This week at Medieval Martial Arts we went through some of Dempsey’s defensive drills, took a cold, hard look at George Silver’s True Times and rounded the evening off with the dagger fight.
Temperatures outside of our training hall dropped to below -6 this evening so we took plenty of time to ensure that we were all warmed up and ready for the session. To begin with we refreshed ourselves on the Dempsey lessons from the previous two sessions and then added a few of his defensive drills, including simultaneous stop and counters – stopping incoming punches with the heel of the hand whilst simultaneously countering to the face with the other hand.
We then compared a few of our techniques with German long sword techniques to further clarify the difference between True Times and False Times.

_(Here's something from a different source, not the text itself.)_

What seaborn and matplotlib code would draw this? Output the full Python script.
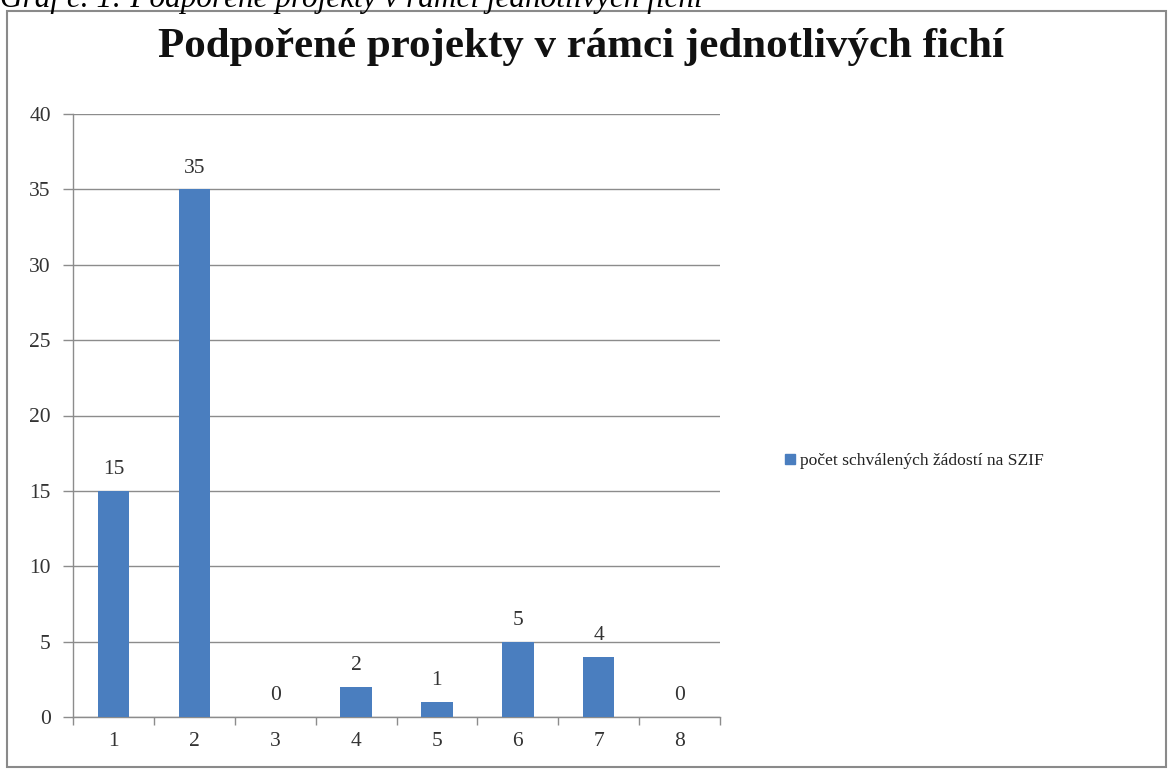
import matplotlib
matplotlib.use("Agg")
import matplotlib.pyplot as plt
import seaborn as sns
import pandas as pd
from matplotlib.patches import Rectangle
from matplotlib.lines import Line2D

categories = ["1", "2", "3", "4", "5", "6", "7", "8"]
values = [15, 35, 0, 2, 1, 5, 4, 0]
series_name = "počet schválených žádostí na SZIF"
title = "Podpořené projekty v rámci jednotlivých fichí"
caption = "Graf č. 1: Podpořené projekty v rámci jednotlivých fichí"
yticks = [0, 5, 10, 15, 20, 25, 30, 35, 40]

sns.set_theme(style="white")
plt.rcParams["font.family"] = ["Liberation Serif", "DejaVu Serif"]

W, H = 1168, 769
fig = plt.figure(figsize=(W / 100, H / 100), dpi=100)
ax = fig.add_axes([73 / W, 1 - 717 / H, (720 - 73) / W, (717 - 114) / H])

df = pd.DataFrame({"fiche": categories, "count": values})
bar_color = "#4A7EBF"
sns.barplot(data=df, x="fiche", y="count", color=bar_color, width=0.39,
            saturation=1, linewidth=0, ax=ax, zorder=3)

ax.set_xlim(-0.5, len(categories) - 0.5)
ax.set_ylim(0, 40)
ax.set_yticks(yticks)
ax.set_yticklabels([str(t) for t in yticks], fontsize=15.5, color="#333333")
ax.yaxis.grid(True, color="#8c8c8c", linewidth=1.0, zorder=0)
ax.xaxis.grid(False)

# x ticks at category boundaries, labels centered
ax.set_xticks([i - 0.5 for i in range(len(categories) + 1)])
ax.set_xticklabels([])
ax.set_xticks(range(len(categories)), minor=True)
ax.set_xticklabels(categories, minor=True, fontsize=15.5, color="#333333")
ax.tick_params(axis="x", which="major", direction="out", length=6, width=1,
               color="#8c8c8c", bottom=True)
ax.tick_params(axis="x", which="minor", length=0, pad=11)
ax.tick_params(axis="y", direction="out", length=7, width=1, color="#8c8c8c",
               left=True, pad=9)
ax.set_xlabel("")
ax.set_ylabel("")

for s in ["top", "right"]:
    ax.spines[s].set_visible(False)
for s in ["left", "bottom"]:
    ax.spines[s].set_color("#8c8c8c")
    ax.spines[s].set_linewidth(1.0)

for i, v in enumerate(values):
    ax.annotate(str(v), (i, v), xytext=(0, 12), textcoords="offset points",
                ha="center", va="baseline", fontsize=15.5, color="#333333")

# legend
handle = Line2D([], [], marker="s", linestyle="none", markersize=7,
                markerfacecolor=bar_color, markeredgecolor=bar_color)
fig.legend([handle], [series_name], loc="center left",
           bbox_to_anchor=(776 / W, 1 - 461 / H), frameon=False,
           fontsize=12.6, handlelength=0.6, handletextpad=0.3,
           borderpad=0, labelcolor="#222222")

# title
fig.text(581 / W, 1 - 47 / H, title, ha="center", va="center",
         fontsize=31, fontweight="bold", color="#111111")

# chart border
fig.add_artist(Rectangle((7 / W, 2 / H), (1166 - 7) / W, (758 - 2) / H,
                         transform=fig.transFigure, fill=False,
                         edgecolor="#8a8a8a", linewidth=1.5))

# cut-off caption above the chart
fig.text(0 / W, 1 - 7 / H, caption, ha="left", va="baseline",
         fontsize=22.5, fontstyle="italic", color="#000000")

fig.savefig("out.png", dpi=100, facecolor="white")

In addition to studying works by George Silver, a number of the students here are currently researching manuscripts, translations and interpretations of Johannes Liechenauer and Sigmund Ringeck (along with various English long sword manuscripts) and we will often use various teachings from the whole Western Martial Arts tradition in order to demonstrate and clarify our own teaching and understanding.
Finally we sparred with the dagger. For this we used shortened rattan sticks and wore sabre fencing masks. In our view the dagger fight is probably one of the most dangerous and brutal fights you could find yourself in. Forget grapples and fancy locks and arm grabs – against an opponent pumped up on murder (or anything else) you’re in a battle for your life and fancy stuff will get you killed. Because this weapon is so easily misused the dagger’s self defensive techniques and training is only provided for experienced and long term members of Medieval Martial Arts. Beginners can expect training in how to defend one’s self from a dagger attack… the first lesson of which is titled, ‘running really fast.’